__Challenge__
Please transcribe the data below exactly. Leave the pictures out.
____ Information provided
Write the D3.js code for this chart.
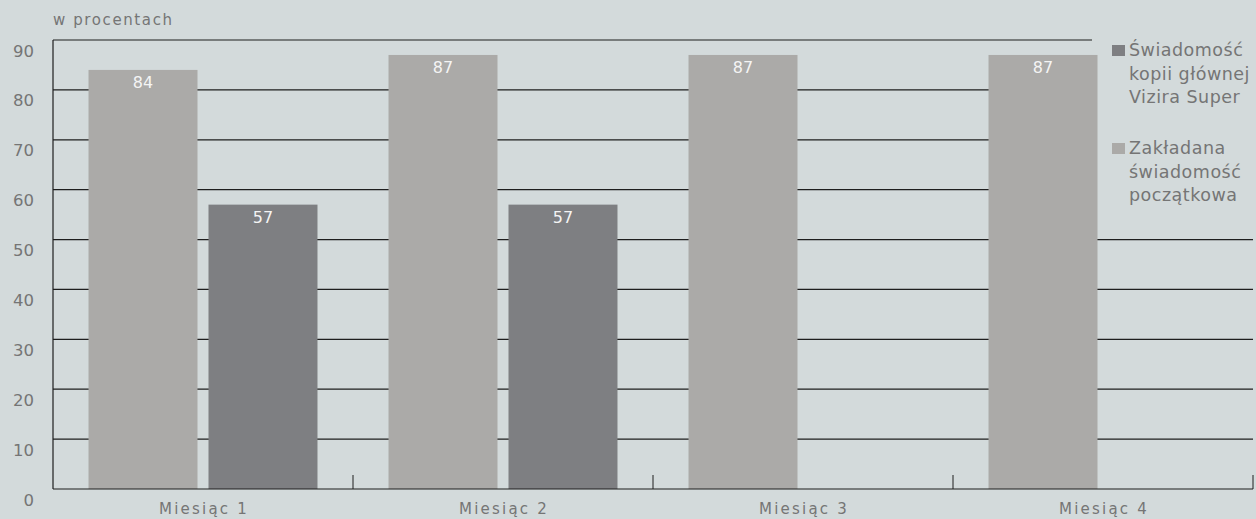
<!DOCTYPE html>
<html>
<head>
<meta charset="utf-8">
<script src="https://cdn.jsdelivr.net/npm/d3@7"></script>
<style>
  html, body { margin: 0; padding: 0; background: #d3dadb; }
  svg { display: block; }
  text { font-family: "DejaVu Sans", "Lato", sans-serif; fill: #757575; }
</style>
</head>
<body>
<svg id="chart" width="1256" height="519"></svg>
<script>
// Months on the x axis
const months = ["Miesiąc 1", "Miesiąc 2", "Miesiąc 3", "Miesiąc 4"];
// Series names (legend order)
const seriesNames = ["Świadomość kopii głównej Vizira Super", "Zakładana świadomość początkowa"];
// Assumed initial awareness (light bars)
const assumedAwareness = [84, 87, 87, 87];
// Awareness of the main Vizir Super copy (dark bars); no data for months 3 and 4
const copyAwareness = [57, 57, null, null];
// Y axis ticks
const yTicks = [0, 10, 20, 30, 40, 50, 60, 70, 80, 90];

const colors = { light: "#abaaa8", dark: "#7e7f82", bg: "#d3dadb", grid: "#1e1e1e" };

const svg = d3.select("#chart");
const W = 1256, H = 519;
const plotLeft = 53, plotRight = 1253, plotTop = 40, plotBottom = 489;

const x0 = d3.scaleBand().domain(months).range([plotLeft, plotRight]).paddingInner(0).paddingOuter(0);
// Within a month: light bar first, then dark bar
const x1 = d3.scaleBand().domain(["light", "dark"]).range([0, x0.bandwidth()])
  .paddingInner(0.0917).paddingOuter(0.296);
const y = d3.scaleLinear().domain([0, 90]).range([plotBottom, plotTop]);

// Horizontal grid lines
svg.append("g").selectAll("line").data(yTicks.filter(t => t > 0)).join("line")
  .attr("x1", plotLeft).attr("x2", plotRight)
  .attr("y1", d => y(d)).attr("y2", d => y(d))
  .attr("stroke", colors.grid).attr("stroke-width", 1.2);

// Legend panel hides the grid in the upper right
svg.append("rect").attr("x", 1092).attr("y", 0).attr("width", W - 1092).attr("height", 215)
  .attr("fill", colors.bg);

// Bars
const rows = months.map((m, i) => ({ month: m, light: assumedAwareness[i], dark: copyAwareness[i] }));
const groups = svg.append("g").selectAll("g").data(rows).join("g")
  .attr("transform", d => `translate(${x0(d.month)},0)`);

["light", "dark"].forEach(key => {
  const present = groups.filter(d => d[key] != null);
  present.append("rect")
    .attr("x", x1(key)).attr("width", x1.bandwidth())
    .attr("y", d => y(d[key])).attr("height", d => y(0) - y(d[key]))
    .attr("fill", colors[key]);
  present.append("text")
    .attr("x", x1(key) + x1.bandwidth() / 2)
    .attr("y", d => y(d[key]) + 18)
    .attr("text-anchor", "middle")
    .style("fill", "#f4f4f4").style("font-size", "16px")
    .text(d => d[key]);
});

// Axes frame
svg.append("line").attr("x1", plotLeft).attr("x2", plotLeft).attr("y1", plotTop).attr("y2", plotBottom)
  .attr("stroke", colors.grid).attr("stroke-width", 1.2);
svg.append("line").attr("x1", plotLeft).attr("x2", plotRight).attr("y1", plotBottom).attr("y2", plotBottom)
  .attr("stroke", colors.grid).attr("stroke-width", 1.2);

// Category separator ticks
const sepTicks = months.map(m => x0(m) + x0.bandwidth()).filter(v => v > plotLeft);
svg.append("g").selectAll("line").data(sepTicks).join("line")
  .attr("x1", d => d).attr("x2", d => d)
  .attr("y1", plotBottom - 14).attr("y2", plotBottom)
  .attr("stroke", colors.grid).attr("stroke-width", 1);

// Y tick labels, right-aligned, set just below each grid line
svg.append("g").selectAll("text").data(yTicks).join("text")
  .attr("x", 34).attr("y", d => y(d) + 16.5)
  .attr("text-anchor", "end")
  .style("font-size", "16.5px")
  .text(d => d);

// X labels
svg.append("g").selectAll("text").data(months).join("text")
  .attr("x", d => x0(d) + x0.bandwidth() / 2 + 1).attr("y", 514)
  .attr("text-anchor", "middle")
  .style("font-size", "15px").style("letter-spacing", "2.2px")
  .text(d => d);

// Axis title
svg.append("text").attr("x", 53).attr("y", 25)
  .style("font-size", "15px").style("letter-spacing", "1.6px")
  .text("w procentach");

// Legend
const legendLines = [
  ["Świadomość", "kopii głównej", "Vizira Super"],
  ["Zakładana", "świadomość", "początkowa"]
];
const legendColors = [colors.dark, colors.light];
const legendTop = [56, 154];
legendLines.forEach((lines, i) => {
  const y0 = legendTop[i];
  svg.append("rect").attr("x", 1112).attr("y", y0 - 11).attr("width", 13).attr("height", 11)
    .attr("fill", legendColors[i]);
  lines.forEach((t, j) => {
    svg.append("text").attr("x", 1129).attr("y", y0 + j * 23.5)
      .style("font-size", "17.5px").style("letter-spacing", "0.5px")
      .text(t);
  });
});
</script>
</body>
</html>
________
__Response to this task__
Write the D3.js code for this chart.
<!DOCTYPE html>
<html>
<head>
<meta charset="utf-8">
<script src="https://cdn.jsdelivr.net/npm/d3@7"></script>
<style>
  html, body { margin: 0; padding: 0; background: #d3dadb; }
  svg { display: block; }
  text { font-family: "DejaVu Sans", "Lato", sans-serif; fill: #757575; }
</style>
</head>
<body>
<svg id="chart" width="1256" height="519"></svg>
<script>
// Months on the x axis
const months = ["Miesiąc 1", "Miesiąc 2", "Miesiąc 3", "Miesiąc 4"];
// Series names (legend order)
const seriesNames = ["Świadomość kopii głównej Vizira Super", "Zakładana świadomość początkowa"];
// Assumed initial awareness (light bars)
const assumedAwareness = [84, 87, 87, 87];
// Awareness of the main Vizir Super copy (dark bars); no data for months 3 and 4
const copyAwareness = [57, 57, null, null];
// Y axis ticks
const yTicks = [0, 10, 20, 30, 40, 50, 60, 70, 80, 90];

const colors = { light: "#abaaa8", dark: "#7e7f82", bg: "#d3dadb", grid: "#1e1e1e" };

const svg = d3.select("#chart");
const W = 1256, H = 519;
const plotLeft = 53, plotRight = 1253, plotTop = 40, plotBottom = 489;

const x0 = d3.scaleBand().domain(months).range([plotLeft, plotRight]).paddingInner(0).paddingOuter(0);
// Within a month: light bar first, then dark bar
const x1 = d3.scaleBand().domain(["light", "dark"]).range([0, x0.bandwidth()])
  .paddingInner(0.0917).paddingOuter(0.296);
const y = d3.scaleLinear().domain([0, 90]).range([plotBottom, plotTop]);

// Horizontal grid lines
svg.append("g").selectAll("line").data(yTicks.filter(t => t > 0)).join("line")
  .attr("x1", plotLeft).attr("x2", plotRight)
  .attr("y1", d => y(d)).attr("y2", d => y(d))
  .attr("stroke", colors.grid).attr("stroke-width", 1.2);

// Legend panel hides the grid in the upper right
svg.append("rect").attr("x", 1092).attr("y", 0).attr("width", W - 1092).attr("height", 215)
  .attr("fill", colors.bg);

// Bars
const rows = months.map((m, i) => ({ month: m, light: assumedAwareness[i], dark: copyAwareness[i] }));
const groups = svg.append("g").selectAll("g").data(rows).join("g")
  .attr("transform", d => `translate(${x0(d.month)},0)`);

["light", "dark"].forEach(key => {
  const present = groups.filter(d => d[key] != null);
  present.append("rect")
    .attr("x", x1(key)).attr("width", x1.bandwidth())
    .attr("y", d => y(d[key])).attr("height", d => y(0) - y(d[key]))
    .attr("fill", colors[key]);
  present.append("text")
    .attr("x", x1(key) + x1.bandwidth() / 2)
    .attr("y", d => y(d[key]) + 18)
    .attr("text-anchor", "middle")
    .style("fill", "#f4f4f4").style("font-size", "16px")
    .text(d => d[key]);
});

// Axes frame
svg.append("line").attr("x1", plotLeft).attr("x2", plotLeft).attr("y1", plotTop).attr("y2", plotBottom)
  .attr("stroke", colors.grid).attr("stroke-width", 1.2);
svg.append("line").attr("x1", plotLeft).attr("x2", plotRight).attr("y1", plotBottom).attr("y2", plotBottom)
  .attr("stroke", colors.grid).attr("stroke-width", 1.2);

// Category separator ticks
const sepTicks = months.map(m => x0(m) + x0.bandwidth()).filter(v => v > plotLeft);
svg.append("g").selectAll("line").data(sepTicks).join("line")
  .attr("x1", d => d).attr("x2", d => d)
  .attr("y1", plotBottom - 14).attr("y2", plotBottom)
  .attr("stroke", colors.grid).attr("stroke-width", 1);

// Y tick labels, right-aligned, set just below each grid line
svg.append("g").selectAll("text").data(yTicks).join("text")
  .attr("x", 34).attr("y", d => y(d) + 16.5)
  .attr("text-anchor", "end")
  .style("font-size", "16.5px")
  .text(d => d);

// X labels
svg.append("g").selectAll("text").data(months).join("text")
  .attr("x", d => x0(d) + x0.bandwidth() / 2 + 1).attr("y", 514)
  .attr("text-anchor", "middle")
  .style("font-size", "15px").style("letter-spacing", "2.2px")
  .text(d => d);

// Axis title
svg.append("text").attr("x", 53).attr("y", 25)
  .style("font-size", "15px").style("letter-spacing", "1.6px")
  .text("w procentach");

// Legend
const legendLines = [
  ["Świadomość", "kopii głównej", "Vizira Super"],
  ["Zakładana", "świadomość", "początkowa"]
];
const legendColors = [colors.dark, colors.light];
const legendTop = [56, 154];
legendLines.forEach((lines, i) => {
  const y0 = legendTop[i];
  svg.append("rect").attr("x", 1112).attr("y", y0 - 11).attr("width", 13).attr("height", 11)
    .attr("fill", legendColors[i]);
  lines.forEach((t, j) => {
    svg.append("text").attr("x", 1129).attr("y", y0 + j * 23.5)
      .style("font-size", "17.5px").style("letter-spacing", "0.5px")
      .text(t);
  });
});
</script>
</body>
</html>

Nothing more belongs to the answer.